Leading the pack into earnings season is Citigroup (C) , scheduled to report its second quarter results on July 15 ahead of the opening bell. Analysts expect that revenues will land at $18.8 billion, a couple percentage points above year-ago levels.
On the earnings side, the consensus EPS of $1.86 would represent a sizable 23-cent improvement over last year, although a lower share count driven by stock repurchases might end up being responsible for the bulk of the increase.
What to Expect
Likely to support revenues is modest growth in asset balances, a story that has been playing out for the past few quarters. Keeping an eye on the North America cards business will probably be a good way to gauge the health of consumer spending in Citigroup’s home country, one of the main areas of strength in the banking sector as of late.
The pace of the loan increase may continue to decelerate, however, as macroeconomic uncertainty might encourage the bank to, as CEO Mike Corbat has recently stated, “make adjustments (to the growth strategy) if the company gets the sense economic conditions are changing.”
Another important topic of conversation is net interest margin, or NIM. The financial services space did not take the news of expected monetary easing in May very well, and bank stocks have performed slightly below market average since then. Behind the bearishness is a belief that lower interest rates could eat into banks’ margins.

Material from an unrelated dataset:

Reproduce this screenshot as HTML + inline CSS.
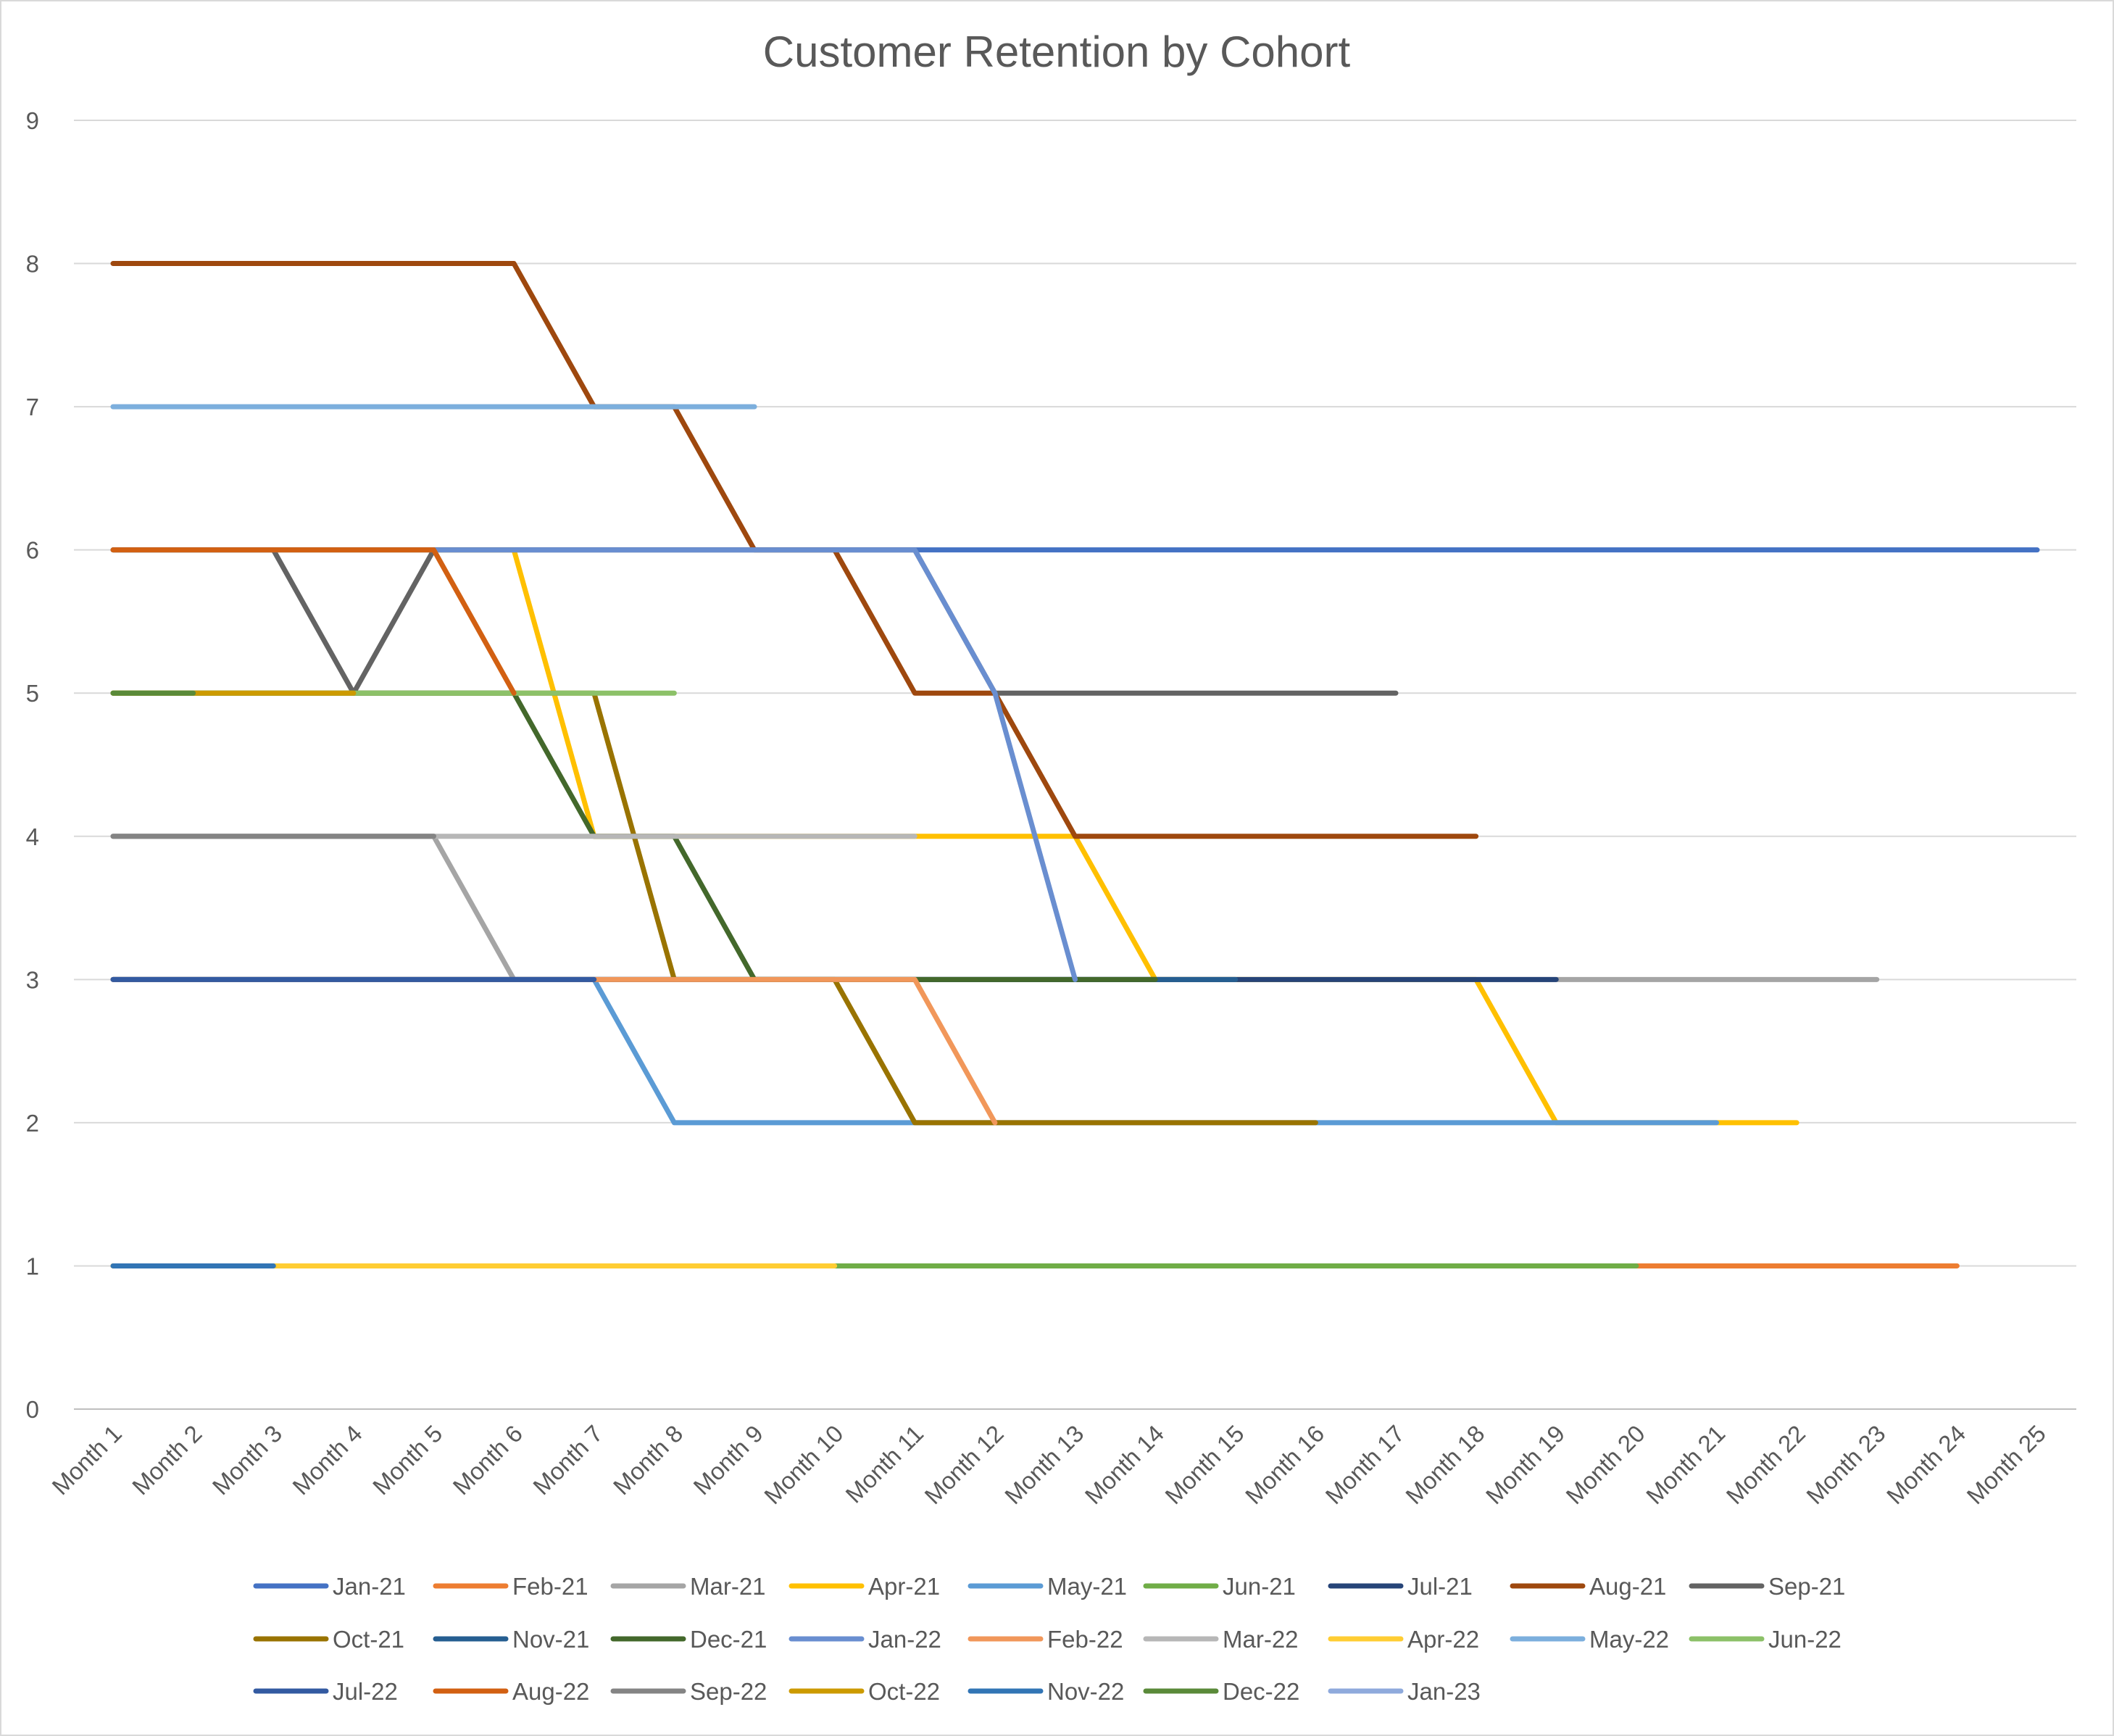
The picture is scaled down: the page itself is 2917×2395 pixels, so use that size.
<!DOCTYPE html>
<html><head><meta charset="utf-8"><style>
html,body{margin:0;padding:0;background:#fff}
svg{display:block;font-family:"Liberation Sans",sans-serif}
</style></head><body>
<svg id="chart" width="2917" height="2395" viewBox="0 0 2917 2395" xmlns="http://www.w3.org/2000/svg">
<rect x="1" y="1" width="2915" height="2393" fill="#fff" stroke="#d9d9d9" stroke-width="2"/>
<text x="1458" y="92" text-anchor="middle" font-size="60" fill="#595959">Customer Retention by Cohort</text>
<g id="grid"></g><g id="series"></g><g id="axes"></g><g id="legend"></g>
</svg>
<script>
const categories = Array.from({length:25},(_,i)=>'Month '+(i+1));
const yTicks = [0,1,2,3,4,5,6,7,8,9];
const cohorts = ['Jan-21','Feb-21','Mar-21','Apr-21','May-21','Jun-21','Jul-21','Aug-21','Sep-21','Oct-21','Nov-21','Dec-21','Jan-22','Feb-22','Mar-22','Apr-22','May-22','Jun-22','Jul-22','Aug-22','Sep-22','Oct-22','Nov-22','Dec-22','Jan-23'];
const colors = ['#4472C4','#ED7D31','#A5A5A5','#FFC000','#5B9BD5','#70AD47','#264478','#9E480E','#636363','#997300','#255E91','#43682B','#698ED0','#F1975A','#B7B7B7','#FFCD33','#7CAFDD','#8CC168','#335AA1','#D26012','#848484','#CC9A00','#3275B5','#5A8A39','#8FAADC'];
const s_jan21=[6,6,6,6,6,6,6,6,6,6,6,6,6,6,6,6,6,6,6,6,6,6,6,6,6];
const s_feb21=[1,1,1,1,1,1,1,1,1,1,1,1,1,1,1,1,1,1,1,1,1,1,1,1];
const s_mar21=[4,4,4,4,4,3,3,3,3,3,3,3,3,3,3,3,3,3,3,3,3,3,3];
const s_apr21=[6,6,6,6,6,6,4,4,4,4,4,4,4,3,3,3,3,3,2,2,2,2];
const s_may21=[3,3,3,3,3,3,3,2,2,2,2,2,2,2,2,2,2,2,2,2,2];
const s_jun21=[1,1,1,1,1,1,1,1,1,1,1,1,1,1,1,1,1,1,1,1];
const s_jul21=[3,3,3,3,3,3,3,3,3,3,3,3,3,3,3,3,3,3,3];
const s_aug21=[8,8,8,8,8,8,7,7,6,6,5,5,4,4,4,4,4,4];
const s_sep21=[6,6,6,5,6,6,6,6,6,6,6,5,5,5,5,5,5];
const s_oct21=[5,5,5,5,5,5,5,3,3,3,2,2,2,2,2,2];
const s_nov21=[3,3,3,3,3,3,3,3,3,3,3,3,3,3,3];
const s_dec21=[5,5,5,5,5,5,4,4,3,3,3,3,3,3];
const s_jan22=[6,6,6,6,6,6,6,6,6,6,6,5,3];
const s_feb22=[3,3,3,3,3,3,3,3,3,3,3,2];
const s_mar22=[4,4,4,4,4,4,4,4,4,4,4];
const s_apr22=[1,1,1,1,1,1,1,1,1,1];
const s_may22=[7,7,7,7,7,7,7,7,7];
const s_jun22=[5,5,5,5,5,5,5,5];
const s_jul22=[3,3,3,3,3,3,3];
const s_aug22=[6,6,6,6,6,5];
const s_sep22=[4,4,4,4,4];
const s_oct22=[5,5,5,5];
const s_nov22=[1,1,1];
const s_dec22=[5,5];
const s_jan23=[6];
const seriesValues=[s_jan21,s_feb21,s_mar21,s_apr21,s_may21,s_jun21,s_jul21,s_aug21,s_sep21,s_oct21,s_nov21,s_dec21,s_jan22,s_feb22,s_mar22,s_apr22,s_may22,s_jun22,s_jul22,s_aug22,s_sep22,s_oct22,s_nov22,s_dec22,s_jan23];

const NS='http://www.w3.org/2000/svg';
const X0=156,X1=2811,Y0=1944,Y9=166;
const xScale=i=>X0+(X1-X0)*i/(categories.length-1);
const yScale=v=>Y0-(Y0-Y9)*v/9;
function mk(tag,attrs,parent){const e=document.createElementNS(NS,tag);for(const k in attrs)e.setAttribute(k,attrs[k]);parent.appendChild(e);return e;}
const grid=document.getElementById('grid'),axes=document.getElementById('axes'),ser=document.getElementById('series'),leg=document.getElementById('legend');
yTicks.forEach(v=>{
  const l=mk('line',{x1:102,x2:2865,y1:yScale(v),y2:yScale(v),stroke:v===0?'#bfbfbf':'#d9d9d9','stroke-width':2},grid);
  
  
  const t=mk('text',{x:54,y:yScale(v)+12,'text-anchor':'end','font-size':33,fill:'#595959'},axes);
  t.textContent=v;
  
  
});
categories.forEach((c,i)=>{
  const x=xScale(i)+14,y=1980;
  const t=mk('text',{x:x,y:y,'text-anchor':'end','font-size':33,fill:'#595959',transform:`rotate(-45 ${x} ${y})`},axes);
  t.textContent=c;
  
  
});
seriesValues.forEach((vals,si)=>{
  const pts=vals.map((v,i)=>xScale(i)+','+yScale(v)).join(' ');
  const p=mk('polyline',{points:pts,fill:'none',stroke:colors[si],'stroke-width':7,'stroke-linejoin':'round','stroke-linecap':'round'},ser);
  
  
});
const colX=[353,601,846,1092,1339,1581,1836,2087,2334];
const rowY=[2188,2261,2333];
cohorts.forEach((c,i)=>{
  const x=colX[i%9],y=rowY[Math.floor(i/9)];
  const g=mk('g',{},leg);
  
  
  mk('line',{x1:x,x2:x+97,y1:y,y2:y,stroke:colors[i],'stroke-width':7,'stroke-linecap':'round'},g);
  const t=mk('text',{x:x+106,y:y+12,'font-size':33,fill:'#595959'},g);
  t.textContent=c;
});
</script>
</body></html>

Significantly, however, Citigroup has been able to competently expand NIM slightly in the past couple of quarters, despite a yield curve inversion that would have ordinarily suggested margin pressure.
Always worth keeping tabs on is credit quality. For a while, Citigroup and its close peers managed to keep delinquency and non-conforming loans in their books to a minimum. But in the first quarter of 2019, as the charts below illustrate, Citi’s metrics took a turn for the worse, with NCL in global consumer banking rising at the highest pace of the past eight periods at least. Gauging whether first quarter numbers represented a fluke or the beginning of an unwelcome trend should be front and center in the minds of investors.
Is the Stock a Buy Ahead of Earnings?
As usual, paying close attention to Citigroup’s results will be useful in assessing the overall state of the financial services sector as earnings season kicks off. But in what pertains to an investment opportunity, I continue to find Citigroup’s stock a fairly risky proposition, despite it trading at the deepest earnings multiple discount among mega U.S.-based banks.
Worries over macroeconomic deterioration that come and go at the whim of trade and monetary policy events lead me to believe that this is a good time to play safe. To that effect, a more solid and diversified banking name such as JPMorgan (JPM) , or even an institutional client-heavy player like Goldman Sachs (GS) , might make more sense, given the uncertainties.